Here is a sample code in python(pyzmq) to test this implementation (for publisher I don't use threads but a while loop and running multiple publishers at the same time) and it works as I wanted to:

publisher.py:

import zmq

def main():
    """ main method """

    i = 0
    while True:
        # Prepare context and publisher
        context = zmq.Context()
        publisher = context.socket(zmq.XPUB)
        publisher.connect("tcp://0.0.0.0:5650")
        publisher.setsockopt(zmq.RCVTIMEO, 1000)

        # Waiting for 1000ms to get a subscription
        i = i + 1
        try:
            publisher.recv()
            # Send the message
            publisher.send_multipart([b'test', bytes(str(i),'utf-8')])
        except Exception as e:
            print(e, flush=True)

        # Terminate socket and context
        publisher.close()
        context.term()
        if i >= 10000:
            break

if __name__ == "__main__":
    main()    

subscriber.py:

import zmq

def main():
    """ main method """

    # Prepare our context and subscriber
    context = zmq.Context()
    subscriber = context.socket(zmq.SUB)
    uri = "tcp://0.0.0.0:5650"
    subscriber.bind(uri)
    subscriber.setsockopt(zmq.SUBSCRIBE, b'')
    print('Subscriber connects to %s' % (uri), flush=True)

    # Receive messages
    i = 0
    while True:
        [topic, data] = subscriber.recv_multipart()
        i = i + 1
        print("%s: %s %s" % (i, topic, data), flush=True)

if __name__ == "__main__":
    main()

My question:

Is the solution that simple? Am I missing anything(related to slow joiner) that will cause loss of data if there is a subscriber active?


Solution

  • Q : "Is the solution that simple?"

    The very contrary. For what was posted above, the solution is over-complicated w.r.t. the so far posted use-case requirements.

    a) Given the requirements above, it is possible to eliminate all the costs associated with the setup & maintenance of the ISO-OSI-L3 tcp:// Transport Class, when communicating among threads co-located on the same host belonging to the same process. Rather go in for the ultra-fast, stack-less, memory-mapped inproc:// Transport Class to avoid all of these inefficiencies. ZeroMQ API v4.0+ have also the comfort of no other conditions on setting up the inproc://-TransportClass { .bind() | .connect() }-order of appearance, so we may enjoy the utmost MEM-mapped ultra-low latency flagging of Zero-Copy "transported" messages (without moving a byte of in-RAM data) - cool, isn't it? ( unless you need a MITM protocol-sniffing to be injected, remove the tcp:// overkill )

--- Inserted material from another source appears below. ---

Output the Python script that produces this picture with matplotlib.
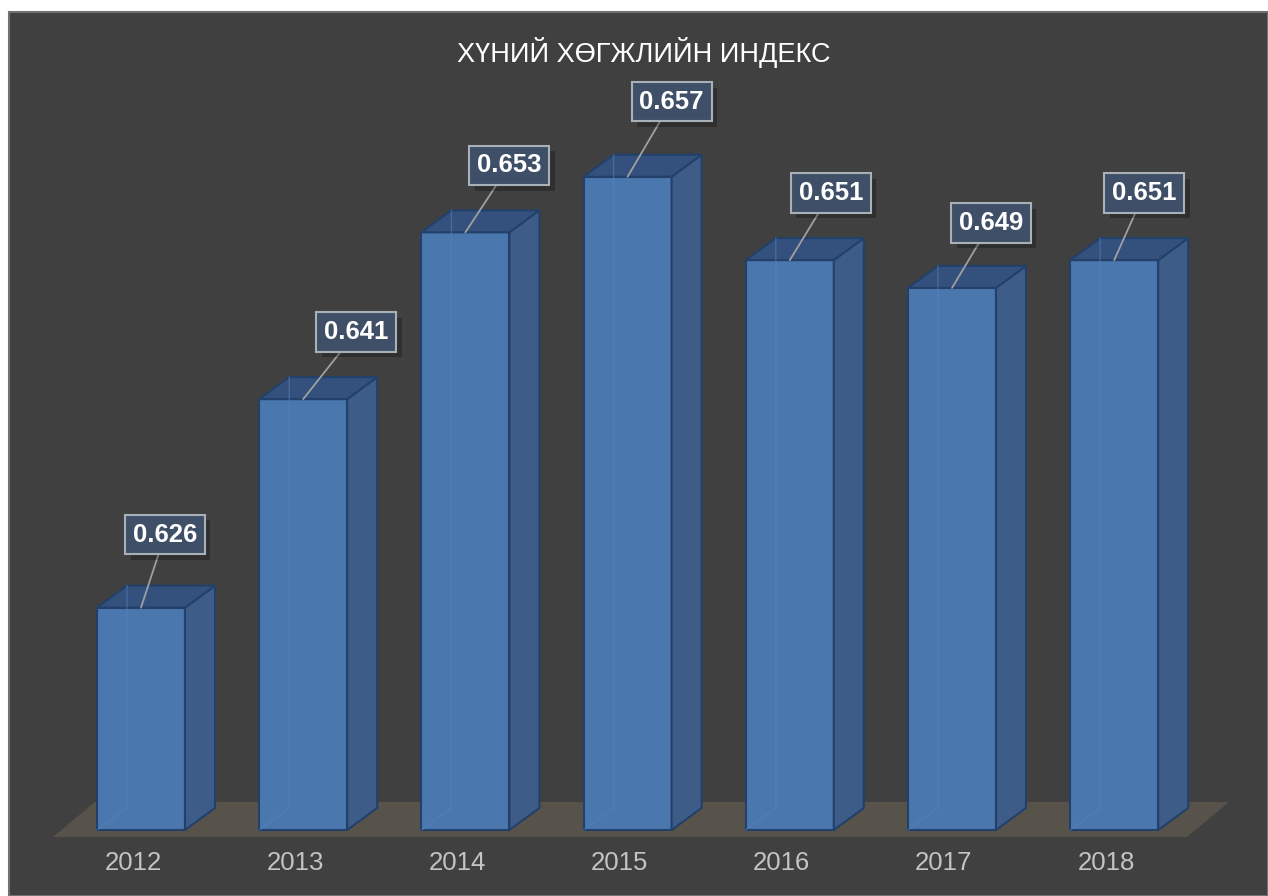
import matplotlib
matplotlib.use("Agg")
import matplotlib.pyplot as plt
import matplotlib.patheffects as pe
from matplotlib.patches import Rectangle, Polygon

plt.rcParams['font.family'] = ['Liberation Sans', 'DejaVu Sans']

# data
years = ["2012", "2013", "2014", "2015", "2016", "2017", "2018"]
hdi = [0.626, 0.641, 0.653, 0.657, 0.651, 0.649, 0.651]
title = "ХҮНИЙ ХӨГЖЛИЙН ИНДЕКС"

# label box offsets from bar top (pixels), as placed in the original
label_dx = [24, 53, 44, 44, 41, 39, 30]
label_dy = [73, 67, 67, 75, 67, 65, 67]

base = 0.61          # value at the floor
px_per_unit = 13900  # vertical scale (pixels per index unit)
step = 162.2         # pixels between bars

fig = plt.figure(figsize=(12.68, 8.96), dpi=100)
fig.patch.set_facecolor("white")
fig.patches.append(Rectangle((9 / 1268, 0), 1 - 9 / 1268, 1 - 12 / 896,
                             transform=fig.transFigure, facecolor="#404040",
                             edgecolor="#707070", lw=1.5, zorder=-1))

ax = fig.add_axes([0, 0, 1, 1])
ax.set_axis_off()
ax.patch.set_alpha(0)
ax.set_xlim(-141 / step, (1268 - 141) / step)
ax.set_ylim(base - 66 / px_per_unit, base + 830 / px_per_unit)

w = 88 / step        # bar front width
dx = 30 / step       # depth offset x
dy = 22 / px_per_unit  # depth offset y

# floor
fx0, fx1 = -88 / step, (1187 - 141) / step
fdx = 42 / step
fy0 = base - 7 / px_per_unit
fy1 = base + 28 / px_per_unit
ax.add_patch(Polygon([(fx0, fy0), (fx1, fy0), (fx1 + fdx, fy1), (fx0 + fdx, fy1)],
                     closed=True, facecolor="#57534b", edgecolor="none", zorder=1))

edge = "#22406a"
for i, v in enumerate(hdi):
    x0, x1 = i - w / 2, i + w / 2
    # front face
    ax.add_patch(Rectangle((x0, base), w, v - base, facecolor="#4a77ad",
                           edgecolor=edge, lw=1.5, zorder=3))
    # faint hidden edges seen through the bar
    ax.plot([x0, x0 + dx, x0 + dx], [base, base + dy, v + dy], color="#5584c0",
            lw=1, alpha=0.5, zorder=3.5)
    # right side
    ax.add_patch(Polygon([(x1, base), (x1 + dx, base + dy), (x1 + dx, v + dy), (x1, v)],
                         closed=True, facecolor="#3d5c88", edgecolor=edge, lw=1.5, zorder=3))
    # top
    ax.add_patch(Polygon([(x0, v), (x1, v), (x1 + dx, v + dy), (x0 + dx, v + dy)],
                         closed=True, facecolor="#34517d", edgecolor=edge, lw=1.5, zorder=3))

    ann = ax.annotate(f"{v:.3f}", xy=(i, v),
                      xytext=(label_dx[i] * 0.72, label_dy[i] * 0.72),
                      textcoords="offset points",
                      ha="center", va="center", fontsize=18.5, fontweight="bold",
                      color="white", zorder=5,
                      bbox=dict(boxstyle="square,pad=0.3", fc="#3f4f68", ec="#a8b0b8", lw=1.5),
                      arrowprops=dict(arrowstyle="-", color="#a0a0a0", lw=1.3,
                                      shrinkA=0, shrinkB=0))
    ann.get_bbox_patch().set_path_effects([
        pe.SimplePatchShadow(offset=(4, -4), shadow_rgbFace="black", alpha=0.25),
        pe.Normal()])

    ax.text(i - 0.05, base - 33 / px_per_unit, years[i], ha="center", va="center",
            fontsize=18.5, color="#c4c4c4", zorder=4)

fig.text(644 / 1268, 1 - 52 / 896, title, ha="center", va="center",
         fontsize=19.5, color="white")

fig.savefig("out.png", dpi=100)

    b) Given the requirements above, a delivery of a couple of messages, where the "static" SUB-side subscribes to all of them, is enormously inefficient use of the PUB/SUB Scalable Formal Communications Pattern Archetype. Your code has to pay all costs to setup a new SUB-instance, then it crawls to setup a valid connection (over the tcp://-TransportClass' stack, hopefully removed under a) ), next wrangling to setup a new TOPIC-filter (be it operated on the SUB-side in earlier versions or on the PUB-side in the newer ZeroMQ releases -- all at remarkable costs of doing so just to receive all messages -- i.e. no filtering at all). The same formal service is achievable with a way more lightweight many-nodes-PUSH/PULL-on-one-node. If there is no other need for any reverse / bi-directional / more complex formal communications, this just one PUSH/PULL will be able to do the job requested.

    c) Given the requirements above, your accent seems to have been put on not losing messages by prematurely sending them over the connection. There are tools for ascertaining that in ZeroMQ settings, yet you take no care to use them:

    • using zmq.IMMEDIATE may use the blocking state of an AccessNode in cases no ready-made connection is working yet (or ever)
    • using return codes & errno ( or zmq.errno() for POSIX-incompatible operating systems / Win32 and likes ) handling may help your code to detect & to react to any and all specific situations that happen in "network-of-autonomous-agents" throughout the whole span of its lifecycle in the ( no matter if the agents are indeed actually "physically" distributed or co-located, as is the case here ). Not losing the control is the core responsibility here. What is a control-code, that self-locks in a lost-control state, where it cannot control even itself ;) ?

    d) Never use a blocking form of the { .recv() | .send() | .poll() | ... }-methods. Schoolbook examples are rather anti-patterns of how a professional signaling/messaging metaplane implementation ought look like. Indeed never - ref. item 5) above.

    e) Better re-use a Context()-instance, instead of making it a consumable/disposable as was sketched above. Threads can freely share a pre-instantiated Context()-engine, avoiding next huge amounts of repetitive add-on overhead costs, if re-instantiating a consumable/disposable Context() per each forked, just a short-lived, peer client thread.

    f) If anybody knows a better solution, keep us posted :o)

    Questions from comments

    a)
    Subscriber will be on another machine, so I think tcp:// is the solution.*

    Sure, NP here. { pgm:// | epgm:// | tipc:// }-transports might be interesting here if going further into higher performance levels direction

    b)
    Subscriber is going to forward via an XPUB socket the messages to other subscribers. PUSH/PULL could work but if I want to pass those subscriptions and their filters to the initial publishers and filter some messages at the source, I have to use PUB/SUB pattern.

    Well, not mentioned in the O/P. Any layering of XPUBs/XSUBs may work well, the problems are on connection-management level

    c)
    Just to clarify, not losing messages is important only when there is a subscriber. Could you explain this part a little more?

    Sure, having no subscriber available on an RTO-connected link, ready for an immediate delivery "across the wire", no messages could be ever delivered ( and could be silently dropped, which is what you try to fight against, don't you? ). That is what zmq.IMMEDIATE can manage via a call to a .setsockopt()-method.